I can understand Ethereum's design being not great. It was the first one to exist and the designers were not fully aware how it would be used.. but I will never understand the people that defend the design as "oh you just don't understand why this is a good thing"
derefr|7 years ago
That wasn't my intent at all. I don't think it's a good thing; I just think it's a predictable thing. I was trying to justify it like you'd justify the actions of someone with a mental illness, or like you'd justify an evolutionary adaptation. To "feel the flow of the causal process that resulted in this" (which isn't just the designers not being "fully aware of how it would be used.")
Most people, I find, who are put off by Ethereum's design, don't actively dislike the design; they just find it hard to understand the motivation for its design decisions, finding them obscure. That's what I was trying to help with, there.
It's perfectly okay to understand that motivation and then dislike Ethereum. I do too! (I haven't seen a genuinely good distributed-computation substrate yet, though.

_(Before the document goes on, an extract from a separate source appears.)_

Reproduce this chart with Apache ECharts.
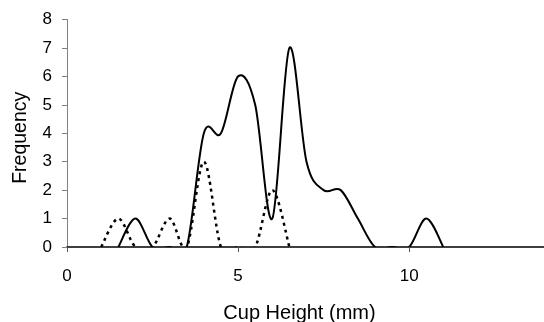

Have any recs?)
> There are many many if-statements with this logic to handle the multitude of edge cases that come up from using the same address namespace for person-addresses and contracts
Eh, that's more a fact of the implementations than the design, I think? You could theoretically treat every EVM CALL op as always executing bytecode, with regular addresses being wrapped in an ADT that, when asked for their bytecode, returns a zero-length string; and an EVM interpreter that, when asked to execute a zero-length bytecode string, does so successfully at a cost of zero gas. IIRC, there's nothing in the yellowpaper constraining them from writing the code this way. Whoever wrote the code is just a bunch of mooks who don't understand data-primacy and eliminating (cyclomatic) complexity.
> because checking if a sender is person or contract is not trivial
I'm not too familiar with what is and isn't exposed in Solidity, but at the EVM level, isn't that just 𝑒 ("the present depth of the message-call/contract-creation stack")? If 𝑒=0, a human (or a human/bot oracle) called you; if 𝑒>0, another contract called you.
> And for your idea of a contract having multiple addresses, what would be the purpose of this?
There really isn't a legitimate purpose in a contract having access to multiple [pretend-]signing identities, given that you can always construct a system of contracts that message one-another to accomplish the same task.
The point of my thought was to achieve parity between smart-contract oracles and human/bot oracles, insofar as human/bot oracles can sit there and do things in response to anything happening on the blockchain they're watching, not just something happening to an address they own. Theoretically, contracts could be allowed to subscribe to any log event stream that a node can subscribe to, such that, after any 𝑒=0 call which generated logs successfully returns, the EVM would then be required to run all contracts with active subscriptions that match the logs just written into a transaction receipt, with those contracts paying the gas out of their own accounts to run.